Welcome to March...Here's Your F'ing Snakes


stpatsnakes

And St. Pat's stuff is coming atcha. I have some St. Patrick's day stuff in one of my albums of a vintage nature. The image I have posted here is very similar to one that was in a mass card. The mass card was being caligraphied (or is it caliged?) in the office where I used to work. (I worked for a short time as a composite artist, but spent alot of time making things for the upper brass' girlfriends.)
You need to have some backstory or you really can't appreciate the thing in total. One of the cops, whom I'll call J, was a practical joker extraordinaire. Another, D was equally as inventive.
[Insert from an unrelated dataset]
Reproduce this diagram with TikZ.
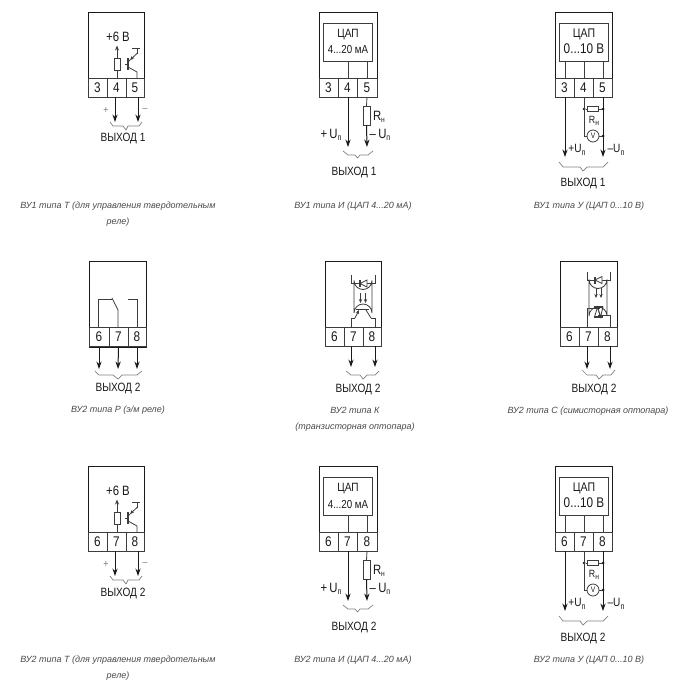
\documentclass[tikz,border=0pt]{standalone}
\usepackage{fontspec}
\setmainfont{Liberation Sans}
\newfontfamily\diagf[FakeStretch=0.84]{Liberation Sans}
\usetikzlibrary{arrows.meta}
\definecolor{ink}{HTML}{1A1A1A}
\definecolor{soft}{HTML}{3C3C3C}
\definecolor{capt}{HTML}{4A4A4A}
\definecolor{brc}{HTML}{808080}
\newcommand{\lab}{\diagf\fontsize{12}{12}\selectfont}
\newcommand{\labs}{\diagf\fontsize{10.5}{11}\selectfont}
\newcommand{\Un}{U\raisebox{-2.5pt}{\fontsize{8.5}{8}\selectfont п}}
\newcommand{\Rn}{R\raisebox{-2pt}{\fontsize{8}{8}\selectfont н}}
\tikzset{
 housing/.style={draw=ink,line width=1pt,inner sep=0pt,outer sep=0pt},
 innerbox/.style={draw=soft,line width=.9pt,inner sep=0pt,outer sep=0pt,align=center,font=\lab,text=ink},
 cell/.style={draw=soft,line width=.85pt,inner sep=0pt,outer sep=0pt,minimum height=19pt,font=\diagf\fontsize{14}{14}\selectfont,text=ink},
 wire/.style={draw=soft,line width=.8pt},
 outw/.style={draw=ink,line width=1pt,-{Stealth[length=7.5pt,width=5.2pt]}},
 res/.style={draw=soft,line width=.8pt,fill=white,inner sep=0pt,outer sep=0pt},
 txt/.style={inner sep=0pt,outer sep=0pt,font=\lab,text=ink},
 stxt/.style={inner sep=0pt,outer sep=0pt,font=\labs,text=ink},
 captxt/.style={inner sep=0pt,outer sep=0pt,text=capt,font=\fontsize{9}{16}\selectfont\itshape,align=center},
 brace/.style={draw=brc,line width=.7pt,line join=round},
 dot/.style={circle,fill=ink,inner sep=0pt,minimum size=3pt,outer sep=0pt},
 smalltip/.style={-{Stealth[length=4pt,width=3.4pt]}},
}
% #1 prefix, #2-#4 terminals, #5 output, #6 vertical shift
\newcommand{\typeT}[6]{%
 \begin{scope}[shift={(0,#6)}]
 \node[housing,minimum width=56pt,minimum height=85pt] (#1h) at (116,54.5) {};
 \node[cell,minimum width=19pt] (#1a) at (97.5,87.5) {#2};
 \node[cell,minimum width=19pt] (#1b) at (116.5,87.5) {#3};
 \node[cell,minimum width=18pt] (#1c) at (135,87.5) {#4};
 \node[txt,font=\diagf\fontsize{13.5}{13}\selectfont] (#1v) at (118,37) {+6 В};
 \node[res,minimum width=6pt,minimum height=12pt] (#1r) at (117,64) {};
 \coordinate (#1rb) at (117,78);
 \coordinate (#1up) at (117,45.5);
 \draw[wire] (#1rb) -- (#1r.south);
 \draw[wire,-{Stealth[length=5pt,width=4pt]}] (#1r.north) -- (#1up);
 \coordinate (#1q0) at (132,48); \coordinate (#1q1) at (140,48);
 \coordinate (#1qc) at (137,48); \coordinate (#1qd) at (137,53.5);
 \coordinate (#1qi) at (130,60);
 \coordinate (#1qj) at (128,67); \coordinate (#1qe) at (137,72); \coordinate (#1qf) at (137,78);
 \draw[wire] (#1q0) -- (#1q1) (#1qc) -- (#1qd);
 \draw[wire,smalltip] (#1qd) -- (#1qi);
 \draw[wire] (#1qi) -- (128,62);
 \draw[wire,line width=1.1pt] (128,58) -- (128,70);
 \draw[wire] (125,64.5) -- (128,64.5) (#1qj) -- (#1qe) -- (#1qf);
 \coordinate (#1p) at (115,97); \coordinate (#1pe) at (115,122);
 \coordinate (#1m) at (138,97); \coordinate (#1me) at (138,122);
 \draw[outw] (#1p) -- (#1pe);
 \draw[outw] (#1m) -- (#1me);
 \node[stxt,text=brc] (#1plus) at (106,110) {+};
 \node[stxt,text=brc] (#1minus) at (145,110) {–};
 \draw[brace] (110,122) -- (113,126) -- (123,126) -- (126,130) -- (128,126) -- (139,126) -- (142,122);
 \node[txt] (#1o) at (123,139) {#5};
 \end{scope}}
\newcommand{\typeI}[6]{%
 \begin{scope}[shift={(0,#6)}]
 \node[housing,minimum width=58pt,minimum height=85pt] (#1h) at (348,54.5) {};
 \node[cell,minimum width=19pt] (#1a) at (328.5,87.5) {#2};
 \node[cell,minimum width=19pt] (#1b) at (347.5,87.5) {#3};
 \node[cell,minimum width=20pt] (#1c) at (367,87.5) {#4};
 \node[innerbox,minimum width=49pt,minimum height=38pt] (#1d) at (347.5,42) {};
 \node[txt] (#1d1) at (348,35) {ЦАП};
 \node[txt,font=\diagf\fontsize{11.6}{12}\selectfont] (#1d2) at (348,50) {4...20 мА};
 \coordinate (#1i1) at (348,61); \coordinate (#1i2) at (348,78);
 \coordinate (#1j1) at (367,61); \coordinate (#1j2) at (367,78);
 \draw[wire] (#1i1) -- (#1i2) (#1j1) -- (#1j2);
 \coordinate (#1p) at (348,97); \coordinate (#1pe) at (348,147);
 \coordinate (#1m) at (367,97); \coordinate (#1me) at (367,147);
 \node[res,minimum width=7pt,minimum height=19pt] (#1r) at (366.5,115.5) {};
 \draw[outw] (#1p) -- (#1pe);
 \draw[wire] (#1m) -- (#1r.north);
 \draw[outw] (#1r.south) -- (#1me);
 \node[txt,font=\diagf\fontsize{13.5}{13}\selectfont] (#1rl) at (379,117) {\Rn};
 \node[txt,font=\diagf\fontsize{13.5}{13}\selectfont] (#1ul) at (331,135) {+\,\Un};
 \node[txt,font=\diagf\fontsize{13.5}{13}\selectfont] (#1um) at (380,135) {–\,\Un};
 \draw[brace] (343,151) -- (348,155) -- (355,155) -- (357.5,158) -- (360,155) -- (368,155) -- (373,151);
 \node[txt] (#1o) at (354,173) {#5};
 \end{scope}}
\newcommand{\typeU}[6]{%
 \begin{scope}[shift={(0,#6)}]
 \node[housing,minimum width=57pt,minimum height=85pt] (#1h) at (583.5,54.5) {};
 \node[cell,minimum width=19pt] (#1a) at (564.5,87.5) {#2};
 \node[cell,minimum width=19pt] (#1b) at (583.5,87.5) {#3};
 \node[cell,minimum width=19pt] (#1c) at (602.5,87.5) {#4};
 \node[innerbox,minimum width=49pt,minimum height=38pt] (#1d) at (583.5,42) {};
 \node[txt,font=\diagf\fontsize{12.5}{12}\selectfont] (#1d1) at (584,34) {ЦАП};
 \node[txt,font=\diagf\fontsize{14}{14}\selectfont] (#1d2) at (584,49) {0...10 В};
 \coordinate (#1i0) at (565,61); \coordinate (#1i3) at (565,78);
 \coordinate (#1i1) at (584,61); \coordinate (#1i2) at (584,78);
 \coordinate (#1j1) at (603,61); \coordinate (#1j2) at (603,78);
 \draw[wire] (#1i0) -- (#1i3) (#1i1) -- (#1i2) (#1j1) -- (#1j2);
 \coordinate (#1p) at (565,97); \coordinate (#1pe) at (565,157);
 \coordinate (#1m) at (603,97); \coordinate (#1me) at (603,157);
 \coordinate (#1c0) at (584,97); \coordinate (#1c1) at (584,136);
 \draw[outw] (#1p) -- (#1pe);
 \draw[outw] (#1m) -- (#1me);
 \node[dot] (#1da) at (584,109) {};
 \node[dot] (#1db) at (603,109) {};
 \node[dot] (#1dc) at (603,136) {};
 \node[res,minimum width=11pt,minimum height=4.5pt] (#1r) at (593,109) {};
 \draw[wire] (#1da) -- (#1r.west) (#1r.east) -- (#1db);
 \draw[wire] (#1c0) -- (#1c1);
 \node[res,circle,minimum size=12pt,font=\diagf\fontsize{8}{8}\selectfont,text=ink] (#1V) at (593,136) {V};
 \draw[wire] (#1c1) -- (#1V.west) (#1V.east) -- (#1dc);
 \node[stxt] (#1rl) at (594,121) {\Rn};
 \node[txt] (#1ul) at (577,150) {+\Un};
 \node[txt] (#1um) at (616,150) {–\Un};
 \draw[brace] (559,162) -- (563,167) -- (580,167) -- (583,171) -- (587,167) -- (603,167) -- (608,162);
 \node[txt] (#1o) at (583,184) {#5};
 \end{scope}}
\begin{document}
\begin{tikzpicture}[x=1pt,y=-1pt]
\path[use as bounding box,fill=white] (0,0) rectangle (700,696);
\typeT{A}{3}{4}{5}{ВЫХОД 1}{0}
\typeI{B}{3}{4}{5}{ВЫХОД 1}{0}
\typeU{C}{3}{4}{5}{ВЫХОД 1}{0}
\typeT{G}{6}{7}{8}{ВЫХОД 2}{454}
\typeI{H}{6}{7}{8}{ВЫХОД 2}{454}
\typeU{J}{6}{7}{8}{ВЫХОД 2}{454}
% --- relay
\node[housing,minimum width=57pt,minimum height=86pt] (Dh) at (117.5,304) {};
\node[cell,minimum width=20pt] (Da) at (99,337) {6};
\node[cell,minimum width=19pt] (Db) at (118.5,337) {7};
\node[cell,minimum width=18pt] (Dc) at (137,337) {8};
\coordinate (Dp1) at (98.5,327); \coordinate (Dp1a) at (98.5,299); \coordinate (Dp1b) at (112,299);
\coordinate (Dm0) at (112,298); \coordinate (Dm1) at (118,310); \coordinate (Dm2) at (118,327);
\coordinate (Dq0) at (128,299); \coordinate (Dq1) at (137,299); \coordinate (Dq2) at (137,327);
\draw[wire] (Dp1) -- (Dp1a) -- (Dp1b);
\draw[wire] (Dm0) -- (Dm1) -- (Dm2);
\draw[wire] (Dq0) -- (Dq1) -- (Dq2);
\coordinate (De1) at (99,369); \coordinate (De2) at (118,369); \coordinate (De3) at (137,369);
\draw[outw] (Da.south) -- (De1);
\draw[outw] (Db.south) -- (De2);
\draw[outw] (Dc.south) -- (De3);
\draw[brace] (95,371) -- (99,375) -- (113,375) -- (118,379) -- (122,375) -- (137,375) -- (142,371);
\node[txt] (Do) at (118,388) {ВЫХОД 2};
% --- transistor optocoupler
\node[housing,minimum width=56pt,minimum height=85pt] (Eh) at (353,303.5) {};
\node[cell,minimum width=19pt] (Ea) at (334.5,336.5) {6};
\node[cell,minimum width=19pt] (Eb) at (353.5,336.5) {7};
\node[cell,minimum width=18pt] (Ec) at (372,336.5) {8};
\coordinate (Et1) at (351,275); \coordinate (Et2) at (351,283.5); \coordinate (Et3) at (375,283.5); \coordinate (Et4) at (375,275);
\draw[wire] (Et1) -- (Et2) -- (Et3) -- (Et4);
\draw[wire] (354,280.5) arc[start angle=180,end angle=0,radius=9] -- (372,313) arc[start angle=0,end angle=-180,radius=9] -- cycle;
\draw[wire,fill=white] (360,283.5) -- (367,280) -- (367,287) -- cycle;
\draw[wire,line width=1.1pt] (360,280) -- (360,287);
\draw[wire,line width=1pt,smalltip] (360.5,293) -- (360.5,303);
\draw[wire,line width=1pt,smalltip] (365.5,293) -- (365.5,303);
\coordinate (Ec0) at (351,327); \coordinate (Ec1) at (351,318); \coordinate (Ec2) at (355,318);
\coordinate (Ee0) at (375,327); \coordinate (Ee1) at (375,318); \coordinate (Ee2) at (371,318);
\draw[wire] (Ec0) -- (Ec1) -- (Ec2);
\draw[wire] (Ee0) -- (Ee1) -- (Ee2);
\draw[wire,smalltip] (Ec2) -- (359,310);
\draw[wire] (Ee2) -- (366,310);
\draw[wire,line width=1.1pt] (356,309.5) -- (369,309.5);
\coordinate (Ee3) at (351,367); \coordinate (Ee4) at (375,367);
\coordinate (Es3) at (351,346); \coordinate (Es4) at (375,346);
\draw[outw] (Es3) -- (Ee3);
\draw[outw] (Es4) -- (Ee4);
\draw[brace] (346,371) -- (351,375) -- (360,375) -- (363,379) -- (367,375) -- (375,375) -- (379,371);
\node[txt] (Eo) at (358,389) {ВЫХОД 2};
% --- triac optocoupler
\node[housing,minimum width=57pt,minimum height=85pt] (Fh) at (588.5,303.5) {};
\node[cell,minimum width=19pt] (Fa) at (569.5,336.5) {6};
\node[cell,minimum width=19pt] (Fb) at (588.5,336.5) {7};
\node[cell,minimum width=19pt] (Fc) at (607.5,336.5) {8};
\coordinate (Ft1) at (587,272); \coordinate (Ft2) at (587,280); \coordinate (Ft3) at (610,280); \coordinate (Ft4) at (610,272);
\draw[wire] (Ft1) -- (Ft2) -- (Ft3) -- (Ft4);
\draw[wire] (589,279.5) arc[start angle=180,end angle=0,radius=9] -- (607,316) arc[start angle=0,end angle=-180,radius=9] -- cycle;
\draw[wire,fill=white] (595,280) -- (602,276.5) -- (602,283.5) -- cycle;
\draw[wire,line width=1.1pt] (595,276.5) -- (595,283.5);
\draw[wire,line width=1pt,smalltip] (596,288) -- (596,298);
\draw[wire,line width=1pt,smalltip] (601,288) -- (601,298);
\draw[wire,line width=1.1pt] (594,307) -- (603,307) (594,317) -- (603,317);
\draw[wire] (594.5,317) -- (597.5,307) -- (600.5,317) -- cycle;
\draw[wire] (597.5,307) -- (600.5,317) -- (603,307) -- cycle;
\coordinate (Fw0) at (587,327); \coordinate (Fw1) at (587,308); \coordinate (Fw2) at (600,308);
\coordinate (Fx0) at (610,327); \coordinate (Fx1) at (610,315); \coordinate (Fx2) at (598,315);
\draw[wire] (Fw0) -- (Fw1) -- (Fw2);
\draw[wire] (Fx0) -- (Fx1) -- (Fx2);
\coordinate (Fs3) at (587,346); \coordinate (Fs4) at (610,346);
\coordinate (Fe3) at (587,369); \coordinate (Fe4) at (610,369);
\draw[outw] (Fs3) -- (Fe3);
\draw[outw] (Fs4) -- (Fe4);
\draw[brace] (582,370) -- (587,375) -- (596,375) -- (599,379) -- (603,375) -- (611,375) -- (615,370);
\node[txt] (Fo) at (594,389) {ВЫХОД 2};
% --- captions
\node[captxt] (c1) at (118,214) {ВУ1 типа Т (для управления твердотельным\\реле)};
\node[captxt] (c2) at (353,206) {ВУ1 типа И (ЦАП 4...20 мА)};
\node[captxt] (c3) at (589,206) {ВУ1 типа У (ЦАП 0...10 В)};
\node[captxt] (c4) at (118,410) {ВУ2 типа Р (э/м реле)};
\node[captxt] (c5) at (355,419) {ВУ2 типа К\\(транзисторная оптопара)};
\node[captxt] (c6) at (588,411) {ВУ2 типа С (симисторная оптопара)};
\node[captxt] (c7) at (118,668) {ВУ2 типа Т (для управления твердотельным\\реле)};
\node[captxt] (c8) at (353,660) {ВУ2 типа И (ЦАП 4...20 мА)};
\node[captxt] (c9) at (589,660) {ВУ2 типа У (ЦАП 0...10 В)};
\end{tikzpicture}
\end{document}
But I digress.
Mass card
n. Roman Catholic Church.
A card sent to a bereaved person or family indicating that the sender has arranged for a Mass to be said in memory of the deceased.


A captain who's mother passed away was having her viewing so one of his men had a Mass Card to be filled out with nice script. It was a St. Patrick's Mass Card So J, who always used a bit of tracing paper to do a rough to get an idea for spacing. He fills it in. He had also drawn a little balloon with the caption, "Here's your fucking snakes!" on it. So things got a little busy and J had tucked the card away, with the slip of paper still inside.
The officer comes down, sees the card, thinks it's ready to go and takes it. J and D come back from lunch, the card is missing, and it has the drawing inside. So it was a big uh-oh moment. We waited. A week later the captain who's mom passed, comes down looking for J. Of course J is waiting to be chewed out. The captain said he and his wife were going through the cards, crying and getting down all over again. Till they get to "the card". He said they laughed themselves sick and couldn't stop. His mother had a twisted sense of humour and would have appreciated it.

I have other stories like this, believe me. I really should write that book.